* _Set exercise_: Check each line of the entries below for the string "with"; copy every line where it appears.

* _Records for the task_:

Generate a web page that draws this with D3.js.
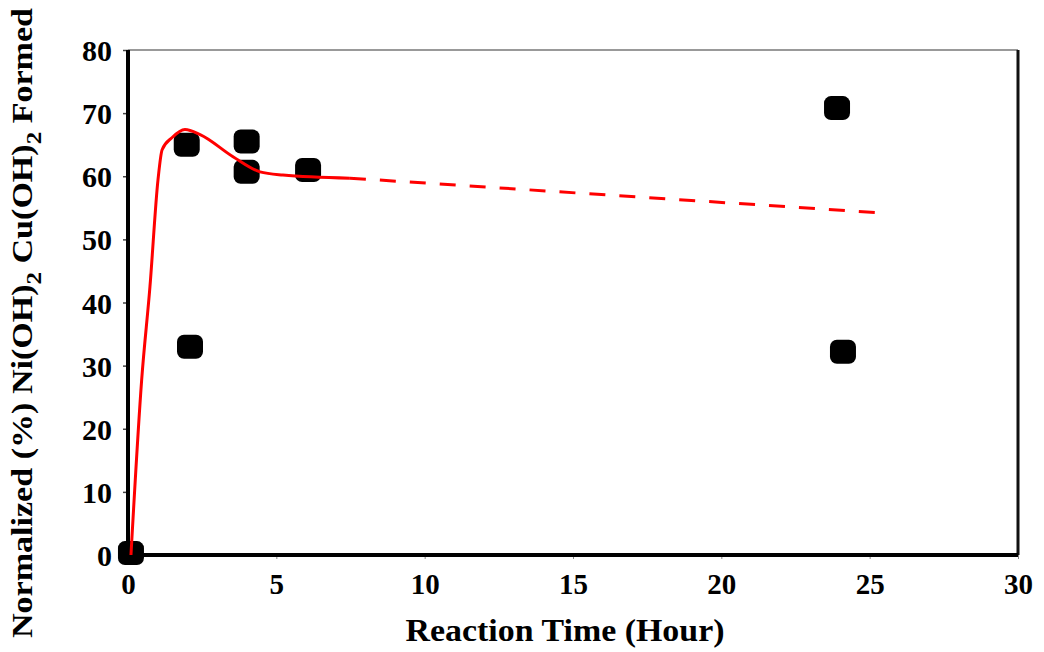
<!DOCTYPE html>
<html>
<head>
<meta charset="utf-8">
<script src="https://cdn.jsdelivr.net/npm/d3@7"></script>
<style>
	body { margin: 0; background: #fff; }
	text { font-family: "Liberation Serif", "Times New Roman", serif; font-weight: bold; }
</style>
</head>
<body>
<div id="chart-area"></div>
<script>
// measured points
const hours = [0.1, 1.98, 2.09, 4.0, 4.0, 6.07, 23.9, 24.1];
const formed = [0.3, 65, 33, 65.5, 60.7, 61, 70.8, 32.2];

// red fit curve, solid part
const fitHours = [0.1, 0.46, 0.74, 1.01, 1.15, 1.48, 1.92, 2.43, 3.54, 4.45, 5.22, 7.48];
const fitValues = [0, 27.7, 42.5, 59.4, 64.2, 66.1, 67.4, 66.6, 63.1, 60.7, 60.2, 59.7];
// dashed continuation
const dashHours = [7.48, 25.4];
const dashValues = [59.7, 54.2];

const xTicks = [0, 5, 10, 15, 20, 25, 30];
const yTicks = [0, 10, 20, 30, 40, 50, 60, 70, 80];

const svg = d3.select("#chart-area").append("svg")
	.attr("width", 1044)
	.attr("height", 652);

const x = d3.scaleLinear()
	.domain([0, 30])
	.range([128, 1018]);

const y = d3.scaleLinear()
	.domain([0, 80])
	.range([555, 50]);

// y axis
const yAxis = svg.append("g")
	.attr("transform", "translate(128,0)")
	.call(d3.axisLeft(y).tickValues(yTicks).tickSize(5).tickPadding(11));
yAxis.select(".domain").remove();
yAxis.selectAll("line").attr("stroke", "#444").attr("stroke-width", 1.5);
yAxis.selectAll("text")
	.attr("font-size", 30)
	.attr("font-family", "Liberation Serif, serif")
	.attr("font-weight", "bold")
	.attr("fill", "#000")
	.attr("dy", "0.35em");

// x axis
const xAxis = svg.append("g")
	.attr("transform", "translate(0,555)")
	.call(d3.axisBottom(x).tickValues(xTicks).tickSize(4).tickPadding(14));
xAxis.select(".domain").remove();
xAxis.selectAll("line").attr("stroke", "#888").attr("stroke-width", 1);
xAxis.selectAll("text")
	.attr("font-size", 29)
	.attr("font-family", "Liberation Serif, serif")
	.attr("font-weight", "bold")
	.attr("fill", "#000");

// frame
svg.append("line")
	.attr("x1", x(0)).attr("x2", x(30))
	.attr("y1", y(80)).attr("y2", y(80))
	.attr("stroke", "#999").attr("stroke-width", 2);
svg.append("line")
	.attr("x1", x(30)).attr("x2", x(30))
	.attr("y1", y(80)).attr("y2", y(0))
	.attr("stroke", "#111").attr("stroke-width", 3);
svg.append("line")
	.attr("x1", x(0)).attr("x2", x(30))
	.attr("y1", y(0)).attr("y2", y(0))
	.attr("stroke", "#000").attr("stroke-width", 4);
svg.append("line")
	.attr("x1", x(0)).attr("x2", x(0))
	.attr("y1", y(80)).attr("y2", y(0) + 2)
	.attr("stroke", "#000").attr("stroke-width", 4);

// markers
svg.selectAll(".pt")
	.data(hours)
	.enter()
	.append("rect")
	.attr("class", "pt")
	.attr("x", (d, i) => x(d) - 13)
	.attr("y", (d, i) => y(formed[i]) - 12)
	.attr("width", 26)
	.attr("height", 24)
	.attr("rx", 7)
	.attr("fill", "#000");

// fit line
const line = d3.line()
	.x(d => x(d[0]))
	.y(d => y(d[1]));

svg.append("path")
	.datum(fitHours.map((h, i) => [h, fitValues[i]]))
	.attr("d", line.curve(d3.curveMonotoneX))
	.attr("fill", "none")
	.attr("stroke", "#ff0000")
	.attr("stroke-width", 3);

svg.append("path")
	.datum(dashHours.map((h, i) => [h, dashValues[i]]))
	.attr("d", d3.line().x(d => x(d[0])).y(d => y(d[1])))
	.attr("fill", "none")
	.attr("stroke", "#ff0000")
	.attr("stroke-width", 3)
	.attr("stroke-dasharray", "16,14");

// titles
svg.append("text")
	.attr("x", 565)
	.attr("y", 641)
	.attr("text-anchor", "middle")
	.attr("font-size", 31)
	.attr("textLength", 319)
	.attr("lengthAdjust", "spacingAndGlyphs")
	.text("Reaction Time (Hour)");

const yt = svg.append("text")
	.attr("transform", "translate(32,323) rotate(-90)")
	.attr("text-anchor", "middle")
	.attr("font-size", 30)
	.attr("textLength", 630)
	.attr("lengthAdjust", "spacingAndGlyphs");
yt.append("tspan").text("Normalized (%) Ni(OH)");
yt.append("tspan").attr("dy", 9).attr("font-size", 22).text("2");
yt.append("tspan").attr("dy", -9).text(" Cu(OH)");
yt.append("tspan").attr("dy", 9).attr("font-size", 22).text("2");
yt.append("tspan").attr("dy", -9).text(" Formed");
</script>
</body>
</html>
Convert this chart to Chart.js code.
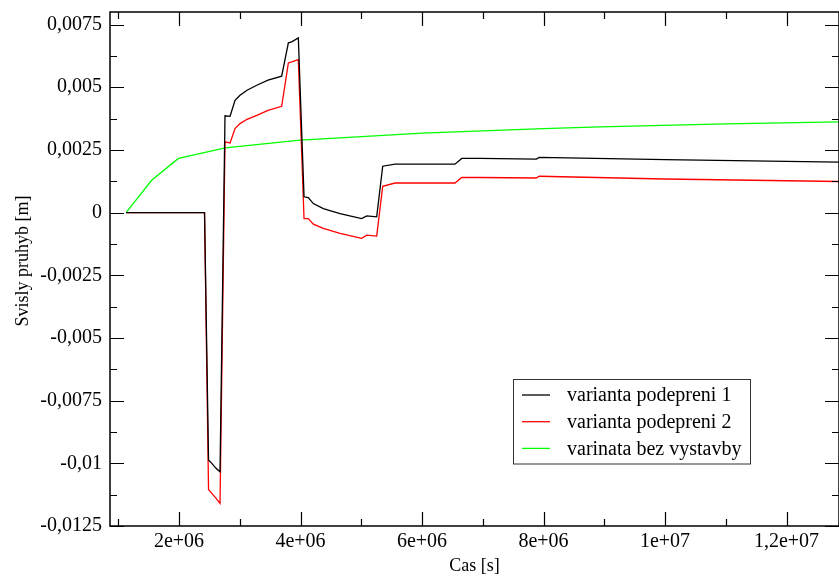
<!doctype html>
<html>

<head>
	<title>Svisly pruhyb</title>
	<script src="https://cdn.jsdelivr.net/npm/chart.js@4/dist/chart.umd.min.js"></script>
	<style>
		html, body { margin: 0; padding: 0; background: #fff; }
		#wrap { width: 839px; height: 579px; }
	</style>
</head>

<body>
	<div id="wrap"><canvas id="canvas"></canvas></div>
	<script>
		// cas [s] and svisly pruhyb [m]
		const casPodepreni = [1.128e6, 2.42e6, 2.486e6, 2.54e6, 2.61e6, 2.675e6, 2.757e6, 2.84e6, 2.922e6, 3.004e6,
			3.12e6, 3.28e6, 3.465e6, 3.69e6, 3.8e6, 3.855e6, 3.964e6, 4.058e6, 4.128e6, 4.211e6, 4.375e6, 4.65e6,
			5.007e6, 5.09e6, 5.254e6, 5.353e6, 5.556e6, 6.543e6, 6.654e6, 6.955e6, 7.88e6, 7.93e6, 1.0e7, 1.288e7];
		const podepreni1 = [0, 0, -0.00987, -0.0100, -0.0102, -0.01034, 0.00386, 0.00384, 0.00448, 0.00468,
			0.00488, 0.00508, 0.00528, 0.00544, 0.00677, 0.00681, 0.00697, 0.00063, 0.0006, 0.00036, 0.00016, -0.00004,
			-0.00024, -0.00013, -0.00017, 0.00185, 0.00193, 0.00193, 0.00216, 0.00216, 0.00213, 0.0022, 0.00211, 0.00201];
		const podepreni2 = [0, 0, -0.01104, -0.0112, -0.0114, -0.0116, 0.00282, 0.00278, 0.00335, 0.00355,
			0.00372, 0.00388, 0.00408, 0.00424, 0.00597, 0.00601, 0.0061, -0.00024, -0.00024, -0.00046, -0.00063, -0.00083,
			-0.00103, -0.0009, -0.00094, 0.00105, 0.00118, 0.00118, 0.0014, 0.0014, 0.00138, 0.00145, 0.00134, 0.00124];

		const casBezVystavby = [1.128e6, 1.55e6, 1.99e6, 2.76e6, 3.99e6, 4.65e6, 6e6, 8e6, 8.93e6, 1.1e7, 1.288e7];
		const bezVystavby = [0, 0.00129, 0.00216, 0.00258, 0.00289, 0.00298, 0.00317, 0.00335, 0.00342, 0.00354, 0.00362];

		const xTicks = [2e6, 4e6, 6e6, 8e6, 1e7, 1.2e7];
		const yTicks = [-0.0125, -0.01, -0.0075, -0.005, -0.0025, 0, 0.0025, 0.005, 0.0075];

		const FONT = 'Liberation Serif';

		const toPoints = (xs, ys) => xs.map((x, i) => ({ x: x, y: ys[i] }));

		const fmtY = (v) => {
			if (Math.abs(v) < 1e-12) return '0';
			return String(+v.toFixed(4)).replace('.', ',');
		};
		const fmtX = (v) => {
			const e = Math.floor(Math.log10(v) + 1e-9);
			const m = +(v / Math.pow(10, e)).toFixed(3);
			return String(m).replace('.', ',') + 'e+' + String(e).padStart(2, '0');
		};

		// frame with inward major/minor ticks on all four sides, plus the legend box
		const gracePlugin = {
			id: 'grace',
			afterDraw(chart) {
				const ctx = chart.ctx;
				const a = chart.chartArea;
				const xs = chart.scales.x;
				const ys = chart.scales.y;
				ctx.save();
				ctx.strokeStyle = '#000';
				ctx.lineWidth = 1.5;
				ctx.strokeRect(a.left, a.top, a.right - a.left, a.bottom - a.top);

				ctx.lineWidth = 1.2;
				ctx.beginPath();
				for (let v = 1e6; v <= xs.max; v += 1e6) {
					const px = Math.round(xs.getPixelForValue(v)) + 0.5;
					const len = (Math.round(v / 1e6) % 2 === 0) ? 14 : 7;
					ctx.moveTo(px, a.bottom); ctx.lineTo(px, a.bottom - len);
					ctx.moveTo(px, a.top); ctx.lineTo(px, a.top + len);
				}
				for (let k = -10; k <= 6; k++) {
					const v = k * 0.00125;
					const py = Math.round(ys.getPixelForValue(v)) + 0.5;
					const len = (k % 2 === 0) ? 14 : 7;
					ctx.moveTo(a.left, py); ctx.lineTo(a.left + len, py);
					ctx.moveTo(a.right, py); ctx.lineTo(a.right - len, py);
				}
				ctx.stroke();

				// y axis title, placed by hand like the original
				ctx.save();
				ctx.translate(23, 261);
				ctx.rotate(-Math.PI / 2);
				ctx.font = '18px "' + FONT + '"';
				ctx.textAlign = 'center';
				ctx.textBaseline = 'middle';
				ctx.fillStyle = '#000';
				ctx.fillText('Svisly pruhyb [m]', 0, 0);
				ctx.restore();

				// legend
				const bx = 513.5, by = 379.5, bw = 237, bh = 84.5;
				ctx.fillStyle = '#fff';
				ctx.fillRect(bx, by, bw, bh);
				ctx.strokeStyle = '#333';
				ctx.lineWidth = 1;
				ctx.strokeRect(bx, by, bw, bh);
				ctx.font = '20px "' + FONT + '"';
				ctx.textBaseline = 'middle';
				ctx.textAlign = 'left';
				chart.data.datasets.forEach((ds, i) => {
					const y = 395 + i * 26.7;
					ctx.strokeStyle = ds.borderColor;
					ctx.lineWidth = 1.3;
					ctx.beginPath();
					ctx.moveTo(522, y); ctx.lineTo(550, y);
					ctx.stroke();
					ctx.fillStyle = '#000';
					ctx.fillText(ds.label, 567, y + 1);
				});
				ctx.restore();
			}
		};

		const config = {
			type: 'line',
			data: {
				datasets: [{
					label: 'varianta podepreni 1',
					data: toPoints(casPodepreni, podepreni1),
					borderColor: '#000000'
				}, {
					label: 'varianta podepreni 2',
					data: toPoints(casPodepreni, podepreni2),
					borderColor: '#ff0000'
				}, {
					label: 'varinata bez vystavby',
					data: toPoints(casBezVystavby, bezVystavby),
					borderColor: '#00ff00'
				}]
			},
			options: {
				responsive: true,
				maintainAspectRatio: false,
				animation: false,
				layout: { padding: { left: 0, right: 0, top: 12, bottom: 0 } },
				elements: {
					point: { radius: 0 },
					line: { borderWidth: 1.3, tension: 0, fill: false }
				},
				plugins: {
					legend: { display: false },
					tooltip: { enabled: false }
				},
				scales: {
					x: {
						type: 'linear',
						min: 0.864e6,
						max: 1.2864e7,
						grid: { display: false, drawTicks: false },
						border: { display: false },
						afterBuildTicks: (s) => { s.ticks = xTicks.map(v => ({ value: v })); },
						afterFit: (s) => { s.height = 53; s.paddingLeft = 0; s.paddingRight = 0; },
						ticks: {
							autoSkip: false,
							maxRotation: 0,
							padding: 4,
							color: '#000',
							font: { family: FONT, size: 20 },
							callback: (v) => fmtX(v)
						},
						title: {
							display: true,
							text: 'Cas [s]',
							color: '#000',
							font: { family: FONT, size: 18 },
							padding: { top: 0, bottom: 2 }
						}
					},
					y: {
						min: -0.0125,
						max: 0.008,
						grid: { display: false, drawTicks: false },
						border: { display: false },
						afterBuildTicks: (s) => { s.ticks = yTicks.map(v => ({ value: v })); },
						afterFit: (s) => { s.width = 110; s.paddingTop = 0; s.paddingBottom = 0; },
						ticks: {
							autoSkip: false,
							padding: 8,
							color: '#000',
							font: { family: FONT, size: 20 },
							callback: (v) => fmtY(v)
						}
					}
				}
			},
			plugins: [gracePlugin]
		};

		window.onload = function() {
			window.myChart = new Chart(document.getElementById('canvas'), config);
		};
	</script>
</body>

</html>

* _Response_:
Generate a web page that draws this with D3.js.
		// frame with inward major/minor ticks on all four sides, plus the legend box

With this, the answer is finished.